When MSA<MSE, we obtain negative \(\widehat{\sigma}_{\alpha}^2\).
Hard to generalize to unbalanced ANOVA or more complicated designs.
4.2 Maximum likelihood estimation (MLE)
For the mixed effects model \[\begin{eqnarray*}
\mathbf{y} = \mathbf{X} \boldsymbol{\beta} + \mathbf{Z} \boldsymbol{\gamma} + \boldsymbol{\epsilon},
\end{eqnarray*}\] where \(\boldsymbol{\epsilon} \sim N(\mathbf{0}_n, \sigma^2 \mathbf{I})\) and \(\boldsymbol{\gamma} \sim N(\mathbf{0}_q, \boldsymbol{\Sigma})\) are independent of each other, we have \[
\mathbf{Y} \sim N(\mathbf{X} \boldsymbol{\beta}, \mathbf{Z} \boldsymbol{\Sigma} \mathbf{Z}^T + \sigma^2 \mathbf{I}).
\] So the likelihood is \[
\frac{1}{(2\pi)^{n/2} \det(\mathbf{Z} \boldsymbol{\Sigma} \mathbf{Z}^T + \sigma^2 \mathbf{I})^{1/2}} e^{- \frac 12 (\mathbf{y} - \mathbf{X} \boldsymbol{\beta})^T (\mathbf{Z} \boldsymbol{\Sigma} \mathbf{Z}^T + \sigma^2 \mathbf{I})^{-1} (\mathbf{y} - \mathbf{X} \boldsymbol{\beta})}
\] and the log-likelihood is \[
\ell(\boldsymbol{\beta}, \boldsymbol{\Sigma}, \sigma^2) = - \frac n2 \log(2\pi) - \frac 12 \log \det (\mathbf{Z} \boldsymbol{\Sigma} \mathbf{Z}^T + \sigma^2 \mathbf{I}) - \frac 12 (\mathbf{y} - \mathbf{X} \boldsymbol{\beta})^T (\mathbf{Z} \boldsymbol{\Sigma} \mathbf{Z}^T + \sigma^2 \mathbf{I})^{-1} (\mathbf{y} - \mathbf{X} \boldsymbol{\beta}).
\]
We can maximize the log-likelihood function to obtain MLE.
Exercise (HW5): Derive the MLE for the balanced one-way ANOVA example.
One drawback of MLE is that it produces biased estimate for the variance component parameters \(\sigma^2\) and \(\boldsymbol{\Sigma}\). E.g., in the linear regression case (fixed effects model), MLE for \(\sigma^2\) is \[
\widehat{\sigma}_{\text{MLE}}^2 = \frac{\text{RSS}}{n},
\] where an unbiased estimator is \[
\widehat{\sigma}^2 = \frac{\text{RSS}}{n-p},
\] where \(p\) is the number of parameters.
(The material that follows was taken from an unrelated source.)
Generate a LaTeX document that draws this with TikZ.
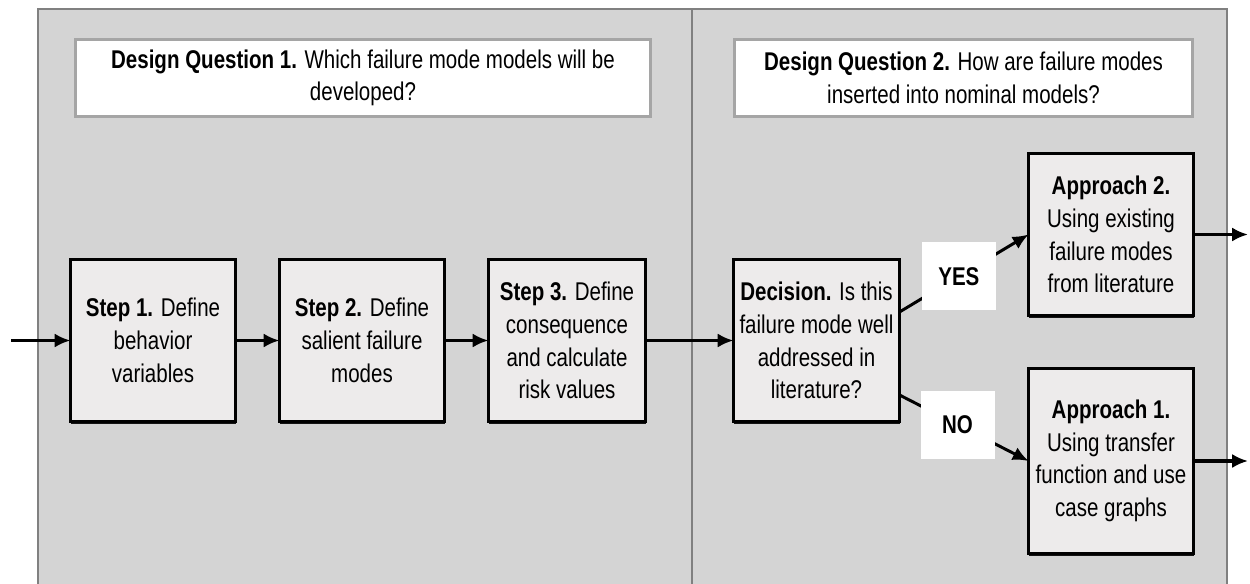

Let’s find the MLE for the pulp data using lme4 package. The syntax (1 | operator) instructs that the data is grouped by operator and the 1 indicates that random effect is constant within each group. The default method is REML so we set REML = FALSE to compute the MLE instead.
library(lme4)smod <-lmer(bright ~1+ (1| operator), data = pulp, REML =FALSE)summary(smod)
Linear mixed model fit by maximum likelihood ['lmerMod']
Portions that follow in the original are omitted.